Scott Morrison says Labor's plan to scrap negative gearing will raise 'very little' revenue

Federal Treasurer Scott Morrison has criticised the efficacy of the Opposition's plan to scrap negative gearing on established houses, arguing it will not help the budget bottom line as much as Labor is claiming it will.

Key points:

  • Scott Morrison says scrapping negative gearing will not raise as much revenue as Labor claims
  • The Treasurer said the plan was "like their famous mining tax"
  • Parliamentary Budget Office said measures could save $32 billion over 10 years

Opposition Leader Bill Shorten's announcement on Saturday proposed scrapping negative gearing for established properties from July next year.

The changes would not affect the tax arrangements for investment properties purchased before July 2017.

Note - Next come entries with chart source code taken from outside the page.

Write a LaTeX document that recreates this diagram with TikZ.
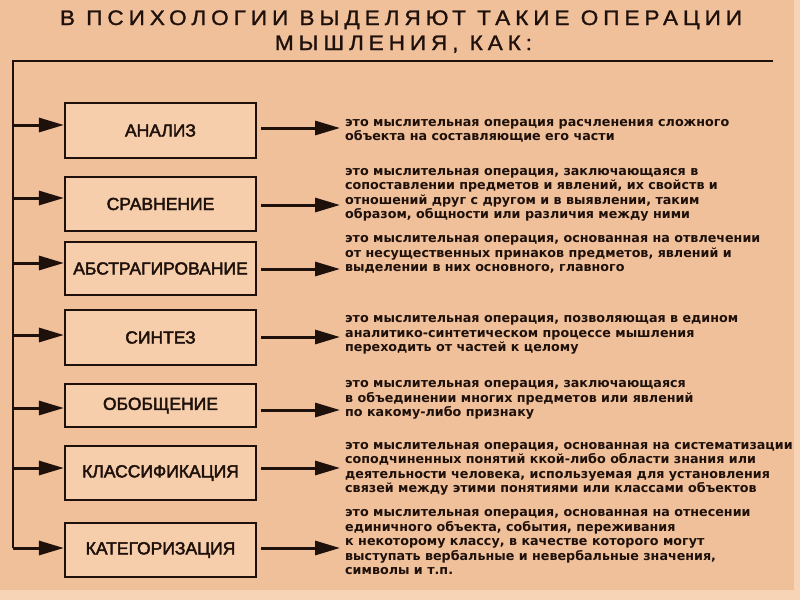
\documentclass[tikz,border=0pt]{standalone}
\usepackage{fontspec}
\setmainfont{DejaVu Sans}
\newfontfamily\titlefont[LetterSpace=22,FakeBold=1.2]{Liberation Sans}
\newfontfamily\boxfont[FakeBold=2.4]{Liberation Sans}
\newfontfamily\descfont{DejaVu Sans}
\usetikzlibrary{arrows.meta,calc}
\definecolor{bg}{RGB}{240,192,154}
\definecolor{boxfill}{RGB}{246,206,172}
\definecolor{strip}{RGB}{247,212,182}
\definecolor{ink}{RGB}{30,16,10}
\begin{document}
\begin{tikzpicture}[x=1pt,y=-1pt,
  opbox/.style={draw=ink,line width=2.2pt,fill=boxfill,minimum width=191pt,inner sep=0pt,
    font=\boxfont\fontsize{17.5}{20}\selectfont,text=ink},
  desc/.style={anchor=base west,inner sep=0pt,align=left,
    font=\descfont\bfseries\fontsize{12.7}{14.5}\selectfont,text=ink},
  ttl/.style={anchor=base,inner sep=0pt,font=\titlefont\fontsize{21}{25}\selectfont,text=ink},
  trunk/.style={draw=ink,line width=2.6pt},
  arr/.style={draw=ink,line width=3pt,-{Triangle[length=25pt,width=14pt]}},
]
\useasboundingbox (0,0) rectangle (800,600);
\fill[bg] (0,0) rectangle (800,600);
\fill[strip] (0,590) rectangle (800,600);
\fill[strip] (794,0) rectangle (800,600);

% title
\node[ttl] (t1) at (401,25) {\resizebox{682pt}{\height}{В ПСИХОЛОГИИ ВЫДЕЛЯЮТ ТАКИЕ ОПЕРАЦИИ}};
\node[ttl] (t2) at (403.5,50) {\resizebox{257pt}{\height}{МЫШЛЕНИЯ, КАК:}};

% boxes
\node[opbox,minimum height=55pt] (b1) at (160.5,130.5) {АНАЛИЗ};
\node[opbox,minimum height=54pt] (b2) at (160.5,204) {СРАВНЕНИЕ};
\node[opbox,minimum height=53pt] (b3) at (160.5,268.5) {АБСТРАГИРОВАНИЕ};
\node[opbox,minimum height=55pt] (b4) at (160.5,337.5) {СИНТЕЗ};
\node[opbox,minimum height=43pt] (b5) at (160.5,405.5) {ОБОБЩЕНИЕ};
\node[opbox,minimum height=54pt] (b6) at (160.5,473) {КЛАССИФИКАЦИЯ};
\node[opbox,minimum height=54pt] (b7) at (160.5,550) {КАТЕГОРИЗАЦИЯ};

% descriptions (anchored at the baseline of their last line)
\node[desc] (d1) at (345,140.5) {это мыслительная операция расчленения сложного\\объекта на составляющие его части};
\node[desc] (d2) at (345,218.5) {это мыслительная операция, заключающаяся в\\сопоставлении предметов и явлений, их свойств и\\отношений друг с другом и в выявлении, таким\\образом, общности или различия между ними};
\node[desc] (d3) at (345,271.5) {это мыслительная операция, основанная на отвлечении\\от несущественных принаков предметов, явлений и\\выделении в них основного, главного};
\node[desc] (d4) at (345,351.5) {это мыслительная операция, позволяющая в едином\\аналитико-синтетическом процессе мышления\\переходить от частей к целому};
\node[desc] (d5) at (345,416.5) {это мыслительная операция, заключающаяся\\в объединении многих предметов или явлений\\по какому-либо признаку};
\node[desc] (d6) at (345,492.5) {это мыслительная операция, основанная на систематизации\\соподчиненных понятий ккой-либо области знания или\\деятельности человека, используемая для установления\\связей между этими понятиями или классами объектов};
\node[desc] (d7) at (345,574.5) {это мыслительная операция, основанная на отнесении\\единичного объекта, события, переживания\\к некоторому классу, в качестве которого могут\\выступать вербальные и невербальные значения,\\символы и т.п.};

% trunk
\coordinate (tl) at (13,61);
\coordinate (tr) at (773,61);
\coordinate (L1) at ([yshift=5.5pt]b1.west);
\coordinate (L2) at ([yshift=6pt]b2.west);
\coordinate (L3) at ([yshift=5.5pt]b3.west);
\coordinate (L4) at ([yshift=2.5pt]b4.west);
\coordinate (L5) at ([yshift=-2.5pt]b5.west);
\coordinate (L6) at ([yshift=5pt]b6.west);
\coordinate (L7) at ([yshift=2pt]b7.west);
\draw[trunk] (tr) -- (tl) -- (tl |- L7);
\foreach \i in {1,...,6} \draw[arr] (tl |- L\i) -- (L\i);
\draw[arr] (tl |- L7) -- (L7);

% right arrows
\coordinate (R1) at ([xshift=4pt,yshift=2.5pt]b1.east);
\coordinate (R2) at ([xshift=4pt,yshift=-1pt]b2.east);
\coordinate (R3) at ([xshift=4pt,yshift=-0.5pt]b3.east);
\coordinate (R4) at ([xshift=4pt,yshift=0.5pt]b4.east);
\coordinate (R5) at ([xshift=4pt,yshift=-4.5pt]b5.east);
\coordinate (R6) at ([xshift=4pt,yshift=5pt]b6.east);
\coordinate (R7) at ([xshift=4pt,yshift=2pt]b7.east);
\foreach \i in {1,...,7} \draw[arr,shorten >=5pt] (R\i) -- (R\i -| d\i.west);
\end{tikzpicture}
\end{document}
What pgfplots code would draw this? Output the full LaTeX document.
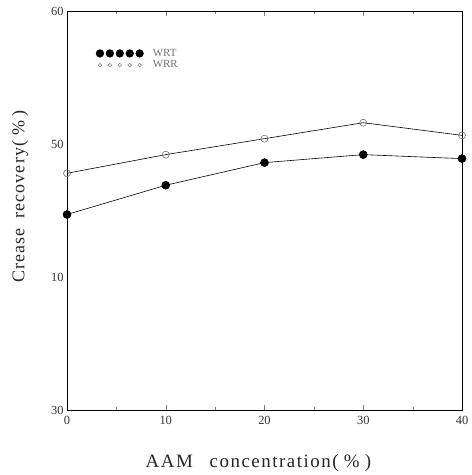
\documentclass[border=0pt]{standalone}
\usepackage{pgfplots}
\pgfplotsset{compat=1.18}
\usepackage{fontspec}
\setmainfont{Liberation Serif}
\begin{document}
\begin{tikzpicture}
\path[use as bounding box] (-67bp,-65bp) rectangle (405bp,410bp);
\begin{axis}[
  at={(0,0)}, anchor=south west,
  width=395bp, height=399bp, scale only axis,
  xmin=0, xmax=40, ymin=30, ymax=60,
  xtick={0,10,20,30,40},
  minor xtick={5,15,25,35},
  ytick={30,40,50,60},
  yticklabels={30,10,50,60},
  tick align=inside,
  major tick length=5pt, minor tick length=3pt,
  ytick style={draw=none},
  /pgf/number format/assume math mode=true,
  tick label style={font=\fontsize{12.5}{14}\selectfont, text=black!80},
  xticklabel style={yshift=-3pt},
  xlabel={AAM\;\; concentration(\;\%\;)},
  ylabel={Crease\; recovery(\;\%\;)},
  xlabel style={font=\fontsize{19}{21}\selectfont\addfontfeatures{LetterSpace=8}, text=black!85, at={(0.5,0)}, anchor=center, yshift=-53bp, xshift=-6bp},
  ylabel style={font=\fontsize{18}{20}\selectfont\addfontfeatures{LetterSpace=6}, text=black!85, at={(0,0.5)}, anchor=center, yshift=47bp, xshift=14bp},
  axis line style={line width=1pt},
  legend style={draw=none, fill=none, at={(0.065,0.915)}, anchor=north west, font=\fontsize{11}{12}\selectfont, text=black!55, row sep=-1pt},
  legend cell align=left,
]
\addplot[black, line width=0.6pt, mark=*, mark size=4pt,
  legend image code/.code={
    \foreach \i in {0,0.35,0.7,1.05,1.4}{\fill[black] (\i cm,0) circle (3.8pt);}
  }]
  coordinates {(0,44.7) (10,46.9) (20,48.6) (30,49.2) (40,48.9)};
\addlegendentry{\hspace{0.25cm}WRT}
\addplot[black, line width=0.6pt, mark=o, mark size=3.5pt, mark options={black!55},
  legend image code/.code={
    \foreach \i in {0,0.35,0.7,1.05,1.4}{\draw[black!45] (\i cm,0) circle (1.8pt);}
  }]
  coordinates {(0,47.8) (10,49.2) (20,50.4) (30,51.6) (40,50.65)};
\addlegendentry{\hspace{0.25cm}WRR}
\end{axis}
\end{tikzpicture}
\end{document}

"Like their famous mining tax, Labor's proposed change to negative gearing promises big, but raises very little revenue," Mr Morrison wrote in an opinion piece published in News Corp newspapers.

"It could also have some very nasty consequences for everyday mum and dad investors just trying to get ahead."

Parliamentary Budget Office costings show the measures could save the budget $32.1 billion over 10 years once they come into force.

"The less than $600 million their changes will raise over four years, not $30 billion, does not even pay the monthly interest bill on the debt Labor gave us, let alone the higher spending they have planned," Mr Morrison wrote.

"The first priority for any revenue derived from changing any taxes should be to reduce taxes on those who are earning in our economy to support jobs and growth."

Shadow treasurer Chris Bowen hit back, arguing only Labor was putting forward policy proposals for the tax system.

"We look at structural saves over the long-term which do take a while to build up but the budget needs long-term repair and so this is a change which doesn't have a huge impact in the first four years, we want it to build up," Mr Bowen told the ABC's Insiders program.

"The reason for that is because we have grandfathered everything now, Scott Morrison in his consideration is not going to grandfather.

"If he's going to get bigger returns to the budget in the first four years by whacking into existing investments he should say so.

"He should rule out doing that because that's the clear implication of his criticism."